[Entries with chart source code]
##########

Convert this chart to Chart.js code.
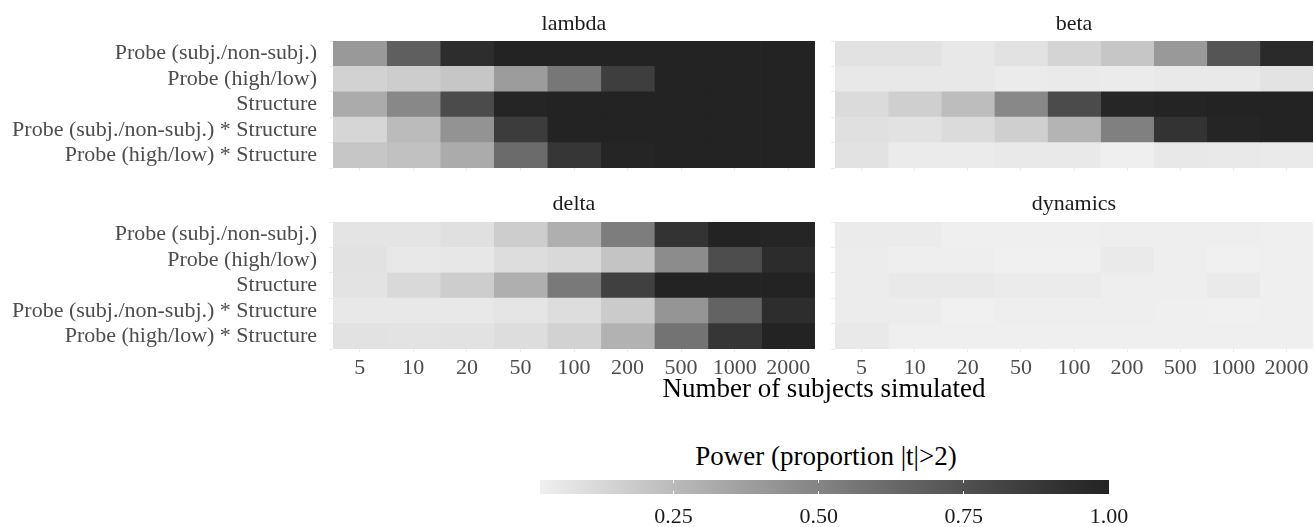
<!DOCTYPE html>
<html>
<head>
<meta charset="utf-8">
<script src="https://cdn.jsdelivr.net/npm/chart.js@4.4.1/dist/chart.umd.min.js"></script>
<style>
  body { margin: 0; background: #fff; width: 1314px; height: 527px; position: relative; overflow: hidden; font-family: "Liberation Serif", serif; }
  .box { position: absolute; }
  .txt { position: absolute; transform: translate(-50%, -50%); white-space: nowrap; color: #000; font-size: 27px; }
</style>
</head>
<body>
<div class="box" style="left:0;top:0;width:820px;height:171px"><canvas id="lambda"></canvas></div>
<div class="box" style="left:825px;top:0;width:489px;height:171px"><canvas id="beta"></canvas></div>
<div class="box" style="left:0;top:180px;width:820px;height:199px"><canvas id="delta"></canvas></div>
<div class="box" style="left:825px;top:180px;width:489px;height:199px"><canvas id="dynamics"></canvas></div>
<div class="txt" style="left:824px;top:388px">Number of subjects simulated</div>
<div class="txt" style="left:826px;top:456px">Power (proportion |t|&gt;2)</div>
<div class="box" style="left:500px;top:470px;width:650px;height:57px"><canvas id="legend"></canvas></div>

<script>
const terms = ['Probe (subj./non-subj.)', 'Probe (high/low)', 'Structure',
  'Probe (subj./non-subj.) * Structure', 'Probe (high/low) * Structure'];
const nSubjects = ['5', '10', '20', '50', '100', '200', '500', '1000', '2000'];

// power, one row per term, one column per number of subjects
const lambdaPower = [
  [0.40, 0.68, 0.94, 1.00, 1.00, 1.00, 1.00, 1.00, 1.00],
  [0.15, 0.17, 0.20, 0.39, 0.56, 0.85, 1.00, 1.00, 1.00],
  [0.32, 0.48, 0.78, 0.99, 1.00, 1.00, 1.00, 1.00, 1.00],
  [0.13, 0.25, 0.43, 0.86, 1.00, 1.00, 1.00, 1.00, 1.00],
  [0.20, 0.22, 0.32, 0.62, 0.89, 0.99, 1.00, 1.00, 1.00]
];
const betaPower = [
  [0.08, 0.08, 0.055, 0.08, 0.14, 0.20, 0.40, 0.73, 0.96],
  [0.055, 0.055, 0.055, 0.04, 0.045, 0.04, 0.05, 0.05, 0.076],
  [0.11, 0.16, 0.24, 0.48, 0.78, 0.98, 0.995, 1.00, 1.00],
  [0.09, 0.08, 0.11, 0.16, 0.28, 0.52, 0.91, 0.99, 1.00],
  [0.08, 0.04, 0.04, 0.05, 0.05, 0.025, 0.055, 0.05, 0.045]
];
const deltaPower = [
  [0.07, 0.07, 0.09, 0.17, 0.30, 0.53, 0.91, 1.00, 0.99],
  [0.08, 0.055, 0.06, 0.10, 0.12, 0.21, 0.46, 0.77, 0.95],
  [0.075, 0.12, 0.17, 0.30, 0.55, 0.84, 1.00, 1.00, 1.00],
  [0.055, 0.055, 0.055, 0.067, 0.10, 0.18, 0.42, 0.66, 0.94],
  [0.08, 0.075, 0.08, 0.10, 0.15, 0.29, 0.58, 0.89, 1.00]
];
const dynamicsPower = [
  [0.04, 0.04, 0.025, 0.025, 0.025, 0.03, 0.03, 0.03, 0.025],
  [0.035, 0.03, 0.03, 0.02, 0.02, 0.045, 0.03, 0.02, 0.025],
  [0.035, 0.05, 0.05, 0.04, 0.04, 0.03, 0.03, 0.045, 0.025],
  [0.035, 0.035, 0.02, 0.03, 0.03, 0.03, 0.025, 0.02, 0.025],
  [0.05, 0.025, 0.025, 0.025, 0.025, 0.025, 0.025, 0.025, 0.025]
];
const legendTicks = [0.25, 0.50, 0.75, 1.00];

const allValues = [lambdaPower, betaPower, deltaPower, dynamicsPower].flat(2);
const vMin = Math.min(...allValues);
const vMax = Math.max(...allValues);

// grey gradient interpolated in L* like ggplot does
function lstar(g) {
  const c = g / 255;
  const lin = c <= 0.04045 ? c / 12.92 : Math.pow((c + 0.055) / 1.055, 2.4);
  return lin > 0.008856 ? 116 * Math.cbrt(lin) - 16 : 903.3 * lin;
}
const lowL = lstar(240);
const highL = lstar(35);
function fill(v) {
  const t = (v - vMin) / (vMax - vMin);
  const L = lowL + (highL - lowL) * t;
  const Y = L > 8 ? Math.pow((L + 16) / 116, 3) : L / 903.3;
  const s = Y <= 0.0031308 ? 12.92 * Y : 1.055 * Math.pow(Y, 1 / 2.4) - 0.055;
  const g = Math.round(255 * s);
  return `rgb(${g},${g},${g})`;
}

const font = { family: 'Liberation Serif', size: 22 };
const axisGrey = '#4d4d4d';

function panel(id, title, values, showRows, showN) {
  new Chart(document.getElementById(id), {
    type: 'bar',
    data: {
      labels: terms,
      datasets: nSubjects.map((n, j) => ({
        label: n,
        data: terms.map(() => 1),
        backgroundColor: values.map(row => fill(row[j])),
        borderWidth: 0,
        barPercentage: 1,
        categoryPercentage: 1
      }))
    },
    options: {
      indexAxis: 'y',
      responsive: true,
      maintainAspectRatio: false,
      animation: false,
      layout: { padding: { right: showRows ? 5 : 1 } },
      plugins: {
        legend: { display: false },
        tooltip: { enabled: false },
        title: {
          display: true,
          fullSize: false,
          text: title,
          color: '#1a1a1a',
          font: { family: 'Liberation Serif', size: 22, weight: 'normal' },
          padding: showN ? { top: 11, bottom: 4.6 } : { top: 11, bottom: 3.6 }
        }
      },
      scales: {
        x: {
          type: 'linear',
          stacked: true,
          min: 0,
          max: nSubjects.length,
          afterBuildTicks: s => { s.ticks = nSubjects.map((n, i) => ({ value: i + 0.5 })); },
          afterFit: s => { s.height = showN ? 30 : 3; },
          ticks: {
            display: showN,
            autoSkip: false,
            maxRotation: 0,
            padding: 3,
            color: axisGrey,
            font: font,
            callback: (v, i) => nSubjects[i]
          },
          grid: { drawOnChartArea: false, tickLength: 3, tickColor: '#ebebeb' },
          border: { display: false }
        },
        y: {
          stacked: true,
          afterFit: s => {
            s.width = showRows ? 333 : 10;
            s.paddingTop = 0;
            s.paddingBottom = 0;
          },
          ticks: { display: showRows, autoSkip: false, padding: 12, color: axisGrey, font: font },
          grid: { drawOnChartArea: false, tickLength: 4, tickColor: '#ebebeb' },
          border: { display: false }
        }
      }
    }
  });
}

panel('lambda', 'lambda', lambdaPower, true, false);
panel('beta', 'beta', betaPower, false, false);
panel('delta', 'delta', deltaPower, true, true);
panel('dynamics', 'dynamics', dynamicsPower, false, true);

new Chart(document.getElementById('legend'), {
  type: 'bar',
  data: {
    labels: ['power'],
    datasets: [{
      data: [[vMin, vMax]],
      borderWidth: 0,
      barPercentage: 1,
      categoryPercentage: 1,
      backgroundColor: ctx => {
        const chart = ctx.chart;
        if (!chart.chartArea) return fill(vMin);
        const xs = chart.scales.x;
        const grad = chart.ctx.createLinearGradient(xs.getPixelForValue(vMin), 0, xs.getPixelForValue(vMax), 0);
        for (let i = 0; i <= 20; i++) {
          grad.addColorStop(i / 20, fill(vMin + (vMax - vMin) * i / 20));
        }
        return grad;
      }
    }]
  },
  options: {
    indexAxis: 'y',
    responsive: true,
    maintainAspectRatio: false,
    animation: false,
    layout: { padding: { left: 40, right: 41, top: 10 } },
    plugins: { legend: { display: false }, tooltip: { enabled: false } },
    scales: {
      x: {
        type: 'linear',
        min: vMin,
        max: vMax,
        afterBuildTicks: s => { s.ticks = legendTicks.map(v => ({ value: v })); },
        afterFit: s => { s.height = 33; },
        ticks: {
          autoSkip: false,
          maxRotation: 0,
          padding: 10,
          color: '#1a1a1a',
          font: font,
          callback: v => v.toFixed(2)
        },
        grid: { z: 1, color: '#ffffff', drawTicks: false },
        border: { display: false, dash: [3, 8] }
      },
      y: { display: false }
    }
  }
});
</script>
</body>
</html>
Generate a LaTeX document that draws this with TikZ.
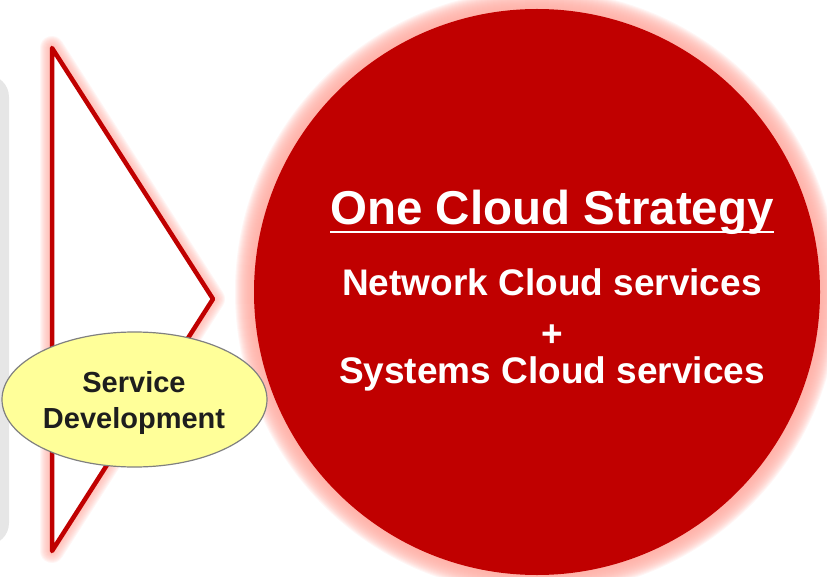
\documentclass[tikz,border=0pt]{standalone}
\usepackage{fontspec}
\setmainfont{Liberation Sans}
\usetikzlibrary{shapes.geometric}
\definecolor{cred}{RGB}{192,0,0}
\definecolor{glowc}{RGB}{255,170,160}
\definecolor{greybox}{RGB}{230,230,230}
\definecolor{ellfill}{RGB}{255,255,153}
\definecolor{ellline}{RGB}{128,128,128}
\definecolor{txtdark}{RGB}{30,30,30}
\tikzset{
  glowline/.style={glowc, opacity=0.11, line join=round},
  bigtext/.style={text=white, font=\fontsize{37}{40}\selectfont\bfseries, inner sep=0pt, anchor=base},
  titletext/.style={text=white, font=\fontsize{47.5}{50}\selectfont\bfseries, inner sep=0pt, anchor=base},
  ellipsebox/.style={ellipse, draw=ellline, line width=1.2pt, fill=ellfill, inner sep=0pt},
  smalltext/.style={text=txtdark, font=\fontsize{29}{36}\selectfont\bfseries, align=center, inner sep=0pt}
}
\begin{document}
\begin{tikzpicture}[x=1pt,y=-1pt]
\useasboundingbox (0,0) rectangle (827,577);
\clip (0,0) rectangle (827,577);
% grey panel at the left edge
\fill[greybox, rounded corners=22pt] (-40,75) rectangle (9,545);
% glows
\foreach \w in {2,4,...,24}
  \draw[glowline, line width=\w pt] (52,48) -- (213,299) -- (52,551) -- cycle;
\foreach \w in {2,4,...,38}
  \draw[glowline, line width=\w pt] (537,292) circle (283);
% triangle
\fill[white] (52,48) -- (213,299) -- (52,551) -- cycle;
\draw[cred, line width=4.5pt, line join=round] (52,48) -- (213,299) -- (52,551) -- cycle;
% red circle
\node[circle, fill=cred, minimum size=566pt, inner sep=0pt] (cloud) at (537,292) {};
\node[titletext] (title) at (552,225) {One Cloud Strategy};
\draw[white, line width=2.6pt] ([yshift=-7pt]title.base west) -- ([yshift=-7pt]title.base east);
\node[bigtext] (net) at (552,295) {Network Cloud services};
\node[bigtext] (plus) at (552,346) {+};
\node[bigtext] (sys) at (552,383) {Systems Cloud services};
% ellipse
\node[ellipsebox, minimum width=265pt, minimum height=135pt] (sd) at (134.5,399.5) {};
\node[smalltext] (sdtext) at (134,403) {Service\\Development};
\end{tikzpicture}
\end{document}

##########

-- Set task --
Within the listing above, find every line containing the string "this" and return it.

-- Written reply --
Convert this chart to Chart.js code.
Generate a LaTeX document that draws this with TikZ.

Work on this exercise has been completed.